==== DATASET SECTION
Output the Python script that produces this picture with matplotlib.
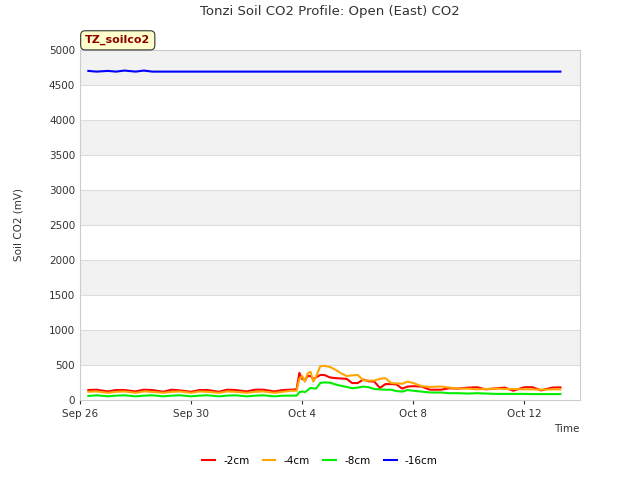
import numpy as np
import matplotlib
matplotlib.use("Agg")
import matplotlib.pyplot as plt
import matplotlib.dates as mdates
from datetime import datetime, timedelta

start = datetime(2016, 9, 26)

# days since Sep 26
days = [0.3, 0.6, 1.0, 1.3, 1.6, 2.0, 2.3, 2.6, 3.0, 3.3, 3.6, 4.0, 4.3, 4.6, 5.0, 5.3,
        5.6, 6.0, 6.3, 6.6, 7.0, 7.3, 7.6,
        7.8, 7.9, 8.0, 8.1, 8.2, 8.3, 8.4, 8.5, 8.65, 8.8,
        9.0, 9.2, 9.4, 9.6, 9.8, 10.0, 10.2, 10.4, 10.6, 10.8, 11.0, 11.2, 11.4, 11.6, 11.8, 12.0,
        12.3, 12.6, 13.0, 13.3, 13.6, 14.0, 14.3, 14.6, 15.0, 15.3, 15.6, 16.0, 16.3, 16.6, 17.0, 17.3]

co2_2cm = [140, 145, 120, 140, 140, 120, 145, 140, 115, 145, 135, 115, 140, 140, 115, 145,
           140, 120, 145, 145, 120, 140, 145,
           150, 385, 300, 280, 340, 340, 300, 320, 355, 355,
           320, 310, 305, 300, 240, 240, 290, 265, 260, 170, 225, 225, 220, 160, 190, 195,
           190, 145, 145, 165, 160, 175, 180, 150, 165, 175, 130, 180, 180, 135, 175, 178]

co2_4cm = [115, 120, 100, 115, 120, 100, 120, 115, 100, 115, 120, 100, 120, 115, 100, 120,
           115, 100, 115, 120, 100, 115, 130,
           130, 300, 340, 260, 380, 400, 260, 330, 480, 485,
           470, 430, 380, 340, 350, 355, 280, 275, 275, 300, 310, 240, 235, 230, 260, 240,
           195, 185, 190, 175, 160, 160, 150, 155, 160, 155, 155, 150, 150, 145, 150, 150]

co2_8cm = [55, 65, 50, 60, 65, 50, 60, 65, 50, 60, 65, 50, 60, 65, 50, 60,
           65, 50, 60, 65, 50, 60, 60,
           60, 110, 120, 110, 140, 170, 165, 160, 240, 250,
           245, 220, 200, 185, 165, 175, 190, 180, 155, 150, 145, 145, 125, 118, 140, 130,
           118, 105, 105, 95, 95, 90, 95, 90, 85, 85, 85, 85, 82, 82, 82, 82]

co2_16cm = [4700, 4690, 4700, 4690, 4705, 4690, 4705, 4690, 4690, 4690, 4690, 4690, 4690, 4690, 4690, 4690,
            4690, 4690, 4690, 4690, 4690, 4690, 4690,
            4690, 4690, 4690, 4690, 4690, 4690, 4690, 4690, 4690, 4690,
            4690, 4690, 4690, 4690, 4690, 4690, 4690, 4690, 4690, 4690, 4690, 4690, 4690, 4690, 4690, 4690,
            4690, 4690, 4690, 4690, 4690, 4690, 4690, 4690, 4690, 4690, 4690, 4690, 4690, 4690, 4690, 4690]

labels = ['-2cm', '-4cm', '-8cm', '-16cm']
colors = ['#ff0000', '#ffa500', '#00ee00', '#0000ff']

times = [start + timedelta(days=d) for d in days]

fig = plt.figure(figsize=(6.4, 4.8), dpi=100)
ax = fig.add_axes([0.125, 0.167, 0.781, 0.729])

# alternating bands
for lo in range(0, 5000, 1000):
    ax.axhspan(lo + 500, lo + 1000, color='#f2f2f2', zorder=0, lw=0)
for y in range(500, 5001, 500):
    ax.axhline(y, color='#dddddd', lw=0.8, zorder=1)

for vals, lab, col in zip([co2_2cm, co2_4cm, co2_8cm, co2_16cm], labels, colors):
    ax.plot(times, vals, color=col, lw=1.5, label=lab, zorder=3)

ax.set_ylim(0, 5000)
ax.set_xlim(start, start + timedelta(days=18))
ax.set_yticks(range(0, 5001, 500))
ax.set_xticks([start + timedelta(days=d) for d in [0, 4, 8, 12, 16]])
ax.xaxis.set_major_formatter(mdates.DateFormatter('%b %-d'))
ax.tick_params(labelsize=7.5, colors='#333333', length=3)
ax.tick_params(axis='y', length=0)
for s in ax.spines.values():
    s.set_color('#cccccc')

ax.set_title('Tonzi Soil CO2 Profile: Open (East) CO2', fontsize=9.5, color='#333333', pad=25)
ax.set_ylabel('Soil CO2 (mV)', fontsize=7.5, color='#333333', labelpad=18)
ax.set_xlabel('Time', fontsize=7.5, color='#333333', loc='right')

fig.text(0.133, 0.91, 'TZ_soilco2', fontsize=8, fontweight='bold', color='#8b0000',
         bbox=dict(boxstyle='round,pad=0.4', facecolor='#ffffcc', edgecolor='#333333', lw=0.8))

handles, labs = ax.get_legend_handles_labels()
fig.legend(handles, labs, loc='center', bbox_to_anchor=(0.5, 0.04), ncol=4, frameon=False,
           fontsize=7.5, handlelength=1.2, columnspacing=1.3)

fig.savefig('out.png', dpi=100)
========
◆ WRITTEN EXERCISE ◆
Reproduce the full listing faithfully, but do not carry over any pictures.

◆ TASK RESPONSE ◆
Output the Python script that produces this picture with matplotlib.
import numpy as np
import matplotlib
matplotlib.use("Agg")
import matplotlib.pyplot as plt
import matplotlib.dates as mdates
from datetime import datetime, timedelta

start = datetime(2016, 9, 26)

# days since Sep 26
days = [0.3, 0.6, 1.0, 1.3, 1.6, 2.0, 2.3, 2.6, 3.0, 3.3, 3.6, 4.0, 4.3, 4.6, 5.0, 5.3,
        5.6, 6.0, 6.3, 6.6, 7.0, 7.3, 7.6,
        7.8, 7.9, 8.0, 8.1, 8.2, 8.3, 8.4, 8.5, 8.65, 8.8,
        9.0, 9.2, 9.4, 9.6, 9.8, 10.0, 10.2, 10.4, 10.6, 10.8, 11.0, 11.2, 11.4, 11.6, 11.8, 12.0,
        12.3, 12.6, 13.0, 13.3, 13.6, 14.0, 14.3, 14.6, 15.0, 15.3, 15.6, 16.0, 16.3, 16.6, 17.0, 17.3]

co2_2cm = [140, 145, 120, 140, 140, 120, 145, 140, 115, 145, 135, 115, 140, 140, 115, 145,
           140, 120, 145, 145, 120, 140, 145,
           150, 385, 300, 280, 340, 340, 300, 320, 355, 355,
           320, 310, 305, 300, 240, 240, 290, 265, 260, 170, 225, 225, 220, 160, 190, 195,
           190, 145, 145, 165, 160, 175, 180, 150, 165, 175, 130, 180, 180, 135, 175, 178]

co2_4cm = [115, 120, 100, 115, 120, 100, 120, 115, 100, 115, 120, 100, 120, 115, 100, 120,
           115, 100, 115, 120, 100, 115, 130,
           130, 300, 340, 260, 380, 400, 260, 330, 480, 485,
           470, 430, 380, 340, 350, 355, 280, 275, 275, 300, 310, 240, 235, 230, 260, 240,
           195, 185, 190, 175, 160, 160, 150, 155, 160, 155, 155, 150, 150, 145, 150, 150]

co2_8cm = [55, 65, 50, 60, 65, 50, 60, 65, 50, 60, 65, 50, 60, 65, 50, 60,
           65, 50, 60, 65, 50, 60, 60,
           60, 110, 120, 110, 140, 170, 165, 160, 240, 250,
           245, 220, 200, 185, 165, 175, 190, 180, 155, 150, 145, 145, 125, 118, 140, 130,
           118, 105, 105, 95, 95, 90, 95, 90, 85, 85, 85, 85, 82, 82, 82, 82]

co2_16cm = [4700, 4690, 4700, 4690, 4705, 4690, 4705, 4690, 4690, 4690, 4690, 4690, 4690, 4690, 4690, 4690,
            4690, 4690, 4690, 4690, 4690, 4690, 4690,
            4690, 4690, 4690, 4690, 4690, 4690, 4690, 4690, 4690, 4690,
            4690, 4690, 4690, 4690, 4690, 4690, 4690, 4690, 4690, 4690, 4690, 4690, 4690, 4690, 4690, 4690,
            4690, 4690, 4690, 4690, 4690, 4690, 4690, 4690, 4690, 4690, 4690, 4690, 4690, 4690, 4690, 4690]

labels = ['-2cm', '-4cm', '-8cm', '-16cm']
colors = ['#ff0000', '#ffa500', '#00ee00', '#0000ff']

times = [start + timedelta(days=d) for d in days]

fig = plt.figure(figsize=(6.4, 4.8), dpi=100)
ax = fig.add_axes([0.125, 0.167, 0.781, 0.729])

# alternating bands
for lo in range(0, 5000, 1000):
    ax.axhspan(lo + 500, lo + 1000, color='#f2f2f2', zorder=0, lw=0)
for y in range(500, 5001, 500):
    ax.axhline(y, color='#dddddd', lw=0.8, zorder=1)

for vals, lab, col in zip([co2_2cm, co2_4cm, co2_8cm, co2_16cm], labels, colors):
    ax.plot(times, vals, color=col, lw=1.5, label=lab, zorder=3)

ax.set_ylim(0, 5000)
ax.set_xlim(start, start + timedelta(days=18))
ax.set_yticks(range(0, 5001, 500))
ax.set_xticks([start + timedelta(days=d) for d in [0, 4, 8, 12, 16]])
ax.xaxis.set_major_formatter(mdates.DateFormatter('%b %-d'))
ax.tick_params(labelsize=7.5, colors='#333333', length=3)
ax.tick_params(axis='y', length=0)
for s in ax.spines.values():
    s.set_color('#cccccc')

ax.set_title('Tonzi Soil CO2 Profile: Open (East) CO2', fontsize=9.5, color='#333333', pad=25)
ax.set_ylabel('Soil CO2 (mV)', fontsize=7.5, color='#333333', labelpad=18)
ax.set_xlabel('Time', fontsize=7.5, color='#333333', loc='right')

fig.text(0.133, 0.91, 'TZ_soilco2', fontsize=8, fontweight='bold', color='#8b0000',
         bbox=dict(boxstyle='round,pad=0.4', facecolor='#ffffcc', edgecolor='#333333', lw=0.8))

handles, labs = ax.get_legend_handles_labels()
fig.legend(handles, labs, loc='center', bbox_to_anchor=(0.5, 0.04), ncol=4, frameon=False,
           fontsize=7.5, handlelength=1.2, columnspacing=1.3)

fig.savefig('out.png', dpi=100)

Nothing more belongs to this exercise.